Archive for November 11th, 2008

Goff

November 11, 2008

With Phil Goff’s accession to the leadership, Labour looks set to provide National with serious competition. Phil is easily one of the brightest and hardest working politicians in the country, a very effective debater and highly credible alternative prime minister. As the Herald put it in an otherwise muddled (downright stupid in places) editorial:

“Mr Goff has many of the attributes of Helen Clark: wide ministerial experience, a good command of all issues, instinctive common sense and a sure political touch. And he is a more forceful public speaker than she is.”

Yes, that political astuteness. Way back in the spring of 1981, I went out canvassing with Phil in Mt Roskill, where he was standing for the first time. It would be fair to say that some of the good burghers we met held very traditional views and were sceptical of the progressive ideas that the Labour Party had acquired. Goff disarmed them with simple, persausive reasoning that spoke to their values and concerns, reflecting his own background in South Auckland.

I’d be surprised if these voters didn’t comprise a large part of the “Labour-plus” group that National managed to prise away from Labour at this election. Or who stayed home. National can’t afford to take these people for granted now.

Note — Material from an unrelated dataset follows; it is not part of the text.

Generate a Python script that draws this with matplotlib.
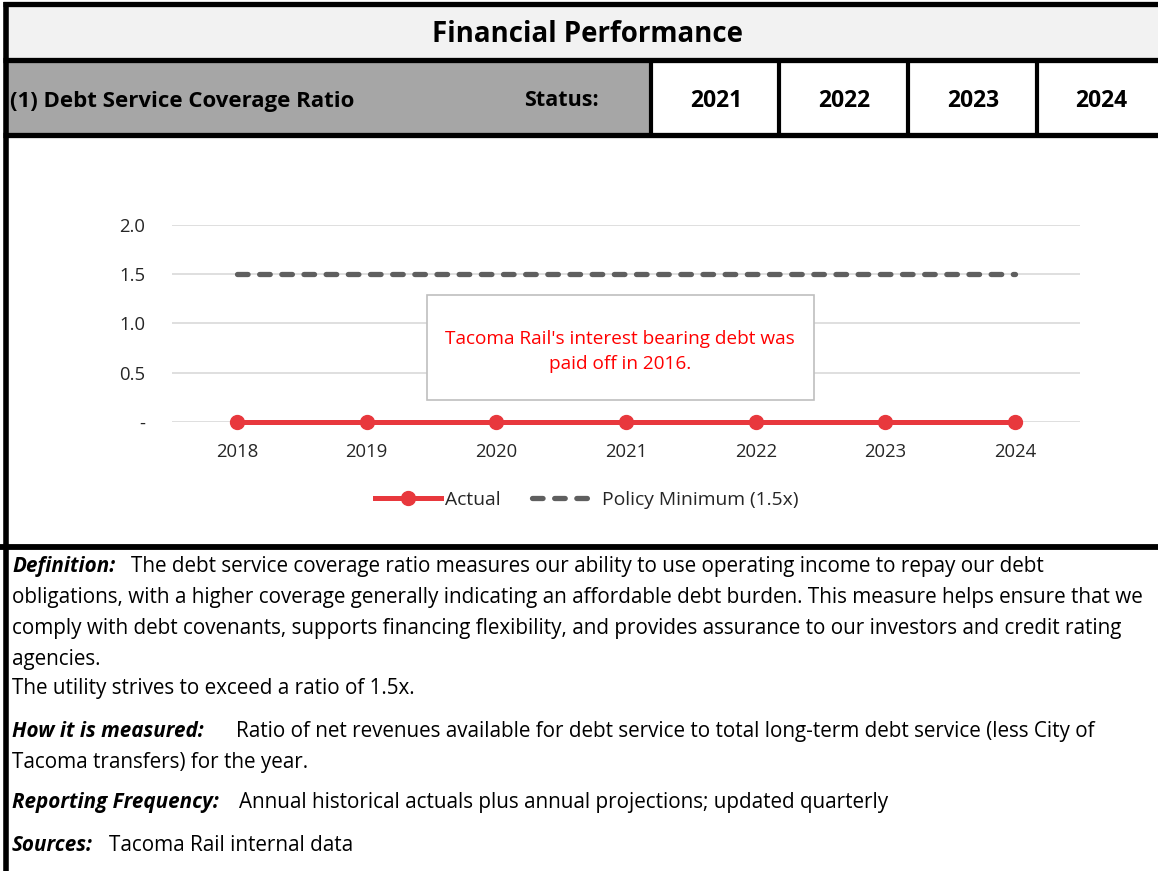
import matplotlib
matplotlib.use("Agg")
import matplotlib.pyplot as plt
from matplotlib.patches import Rectangle
from matplotlib.lines import Line2D

plt.rcParams['font.family'] = ['Open Sans', 'DejaVu Sans']

# data
years = [2018, 2019, 2020, 2021, 2022, 2023, 2024]
actual = [0, 0, 0, 0, 0, 0, 0]
policy_min = [1.5, 1.5, 1.5, 1.5, 1.5, 1.5, 1.5]
header_years = ['2021', '2022', '2023', '2024']
y_ticks = [0, 0.5, 1.0, 1.5, 2.0]
y_tick_labels = ['-', '0.5', '1.0', '1.5', '2.0']
note = "Tacoma Rail's interest bearing debt was\npaid off in 2016."

# (bold label, text, x where the text starts)
body = [
    ("Definition:", "The debt service coverage ratio measures our ability to use operating income to repay our debt", 131),
    (None, "obligations, with a higher coverage generally indicating an affordable debt burden. This measure helps ensure that we", 12),
    (None, "comply with debt covenants, supports financing flexibility, and provides assurance to our investors and credit rating", 12),
    (None, "agencies.", 12),
    (None, "The utility strives to exceed a ratio of 1.5x.", 12),
    ("How it is measured:", "Ratio of net revenues available for debt service to total long-term debt service (less City of", 236),
    (None, "Tacoma transfers) for the year.", 12),
    ("Reporting Frequency:", "Annual historical actuals plus annual projections; updated quarterly", 239),
    ("Sources:", "Tacoma Rail internal data", 109),
]
body_baselines = [572, 603, 634, 665, 694, 737, 768, 808, 851]

W, H = 1158, 871
fig = plt.figure(figsize=(W / 100, H / 100), dpi=100)

# background layer in pixel coordinates
bg = fig.add_axes([0, 0, 1, 1])
bg.set_xlim(0, W)
bg.set_ylim(H, 0)
bg.axis('off')

# header rows
bg.add_patch(Rectangle((5, 5), W, 55, facecolor='#f2f2f2', edgecolor='none'))
bg.add_patch(Rectangle((5, 60), 645, 76, facecolor='#a6a6a6', edgecolor='none'))
for y in [4.5, 60.5, 135.5]:
    bg.plot([3, W], [y, y], color='black', lw=3.8, solid_capstyle='butt')
for x in [650.5, 778.5, 907.5, 1036.5]:
    bg.plot([x, x], [60, 136], color='black', lw=3.0, solid_capstyle='butt')
bg.plot([0, W], [547, 547], color='black', lw=4.2, solid_capstyle='butt')
bg.plot([5.5, 5.5], [2, H], color='black', lw=4.0, solid_capstyle='butt')

bg.text(587, 34, "Financial Performance", fontsize=19.9, fontweight='bold',
        ha='center', va='center')
bg.text(10, 101, "(1) Debt Service Coverage Ratio", fontsize=16, fontweight='bold',
        ha='left', va='center')
bg.text(599, 101, "Status:", fontsize=15.5, fontweight='bold', ha='right', va='center')
for x, lab in zip([716, 844, 973, 1101], header_years):
    bg.text(x, 101, lab, fontsize=16.5, fontweight='bold', ha='center', va='center')

# body text
for (label, rest, x_rest), yb in zip(body, body_baselines):
    if label:
        bg.text(12, yb, label, fontsize=14.9, fontweight='bold', fontstyle='italic',
                ha='left', va='baseline')
    bg.text(x_rest, yb, rest, fontsize=14.9, ha='left', va='baseline')

# chart
left, right, top, bottom = 172, 1080, 225, 422
ax = fig.add_axes([left / W, 1 - bottom / H, (right - left) / W, (bottom - top) / H])
ax.set_xlim(2017.5, 2024.5)
ax.set_ylim(0, 2.0)
for s in ax.spines.values():
    s.set_visible(False)
ax.set_yticks(y_ticks)
ax.set_yticklabels(y_tick_labels)
ax.set_xticks(years)
ax.set_xticklabels([str(y) for y in years])
ax.tick_params(length=0, labelsize=13.3, colors='#262626')
ax.tick_params(axis='y', pad=19)
ax.tick_params(axis='x', pad=15)
ax.grid(axis='y', color='#d9d9d9', lw=1.2)
ax.set_axisbelow(True)

ax.plot(years, policy_min, color='#5f5f5f', lw=3.8, dashes=(2, 2.2),
        dash_capstyle='round', zorder=3)
ax.plot(years, actual, color='#e8383d', lw=3.6, marker='o', markersize=10,
        clip_on=False, zorder=4)

ax.add_patch(Rectangle((0.281, 0.112), 0.426, 0.533, transform=ax.transAxes,
                       facecolor='white', edgecolor='#bfbfbf', lw=1.2, zorder=5))
ax.text(0.4934, 0.36, note, transform=ax.transAxes, color='#ff0000', fontsize=13.7,
        ha='center', va='center', linespacing=1.5, zorder=6)

handles = [
    Line2D([], [], color='#e8383d', lw=3.6, marker='o', markersize=10),
    Line2D([], [], color='#5f5f5f', lw=3.8, dashes=(2, 2.2), dash_capstyle='round'),
]
fig.legend(handles, ['Actual', 'Policy Minimum (1.5x)'], loc='center',
           bbox_to_anchor=(587 / W, 1 - 500 / H), ncol=2, frameon=False,
           fontsize=13.9, handlelength=3.4, handletextpad=0.25, columnspacing=1.6,
           labelcolor='#262626')

fig.savefig('out.png', dpi=100)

More recently, I went with a couple of very eminent professors to lobby Phil on university salary funding. He had taken the trouble to get a briefing on the subject from Wellington, and impressed my colleagues with his incisive but gentle and respectful questioning of our assumptions. Deeply impressed them.

A few years ago Phil’s more “centrist” position would have ruled him out of contention for the leadership. It took a long time for some of us to forgive him for his involvement with the neo-liberal reforms in the 1980s. His hard line on law and order probably causes some disquiet in the ranks even now.

However, much of the damage caused by the neo-liberal revolution has been repaired, and priorities have shifted. Further, as Steve Pierson points out, the Labour Party policy-making process is not as subject to the leader’s whim as is National’s, and Phil’s influence over the Party’s policy will be limited.

With people’s focus on economic security, he looks right for the times. Capable and competent, sharp as a tack.

I certainly don’t buy the dopey stuff in today’s Herald editorial about the need for someone “fresher, younger.” Phil’s only in his mid-fifties! No, this cult of the youth stuff the Herald is retailing is about setting up a destabilising narrative that will sell more newspapers. It’s up to Phil to prove them wrong.

I think that he has what it takes.

Update: Perfect. After just one day as leader, Phil Goff comes out with a measured admission that the way that the EFA was introduced and some of its provisions were not “as good as it could have been.” He said he will work with other parties to review the Act. Many of those NZers who stayed home or switched to National will see this as reasonable, constructive and just what they’re looking for in a leader. And he’s caught National on the hop.

Clever. Very, very clever.

Neil Stockley’s more detailed take here.

[Disclaimer: For some years I counted myself a friend of Phil’s. But that came to an end in the fractious late 1980s. Sadly.]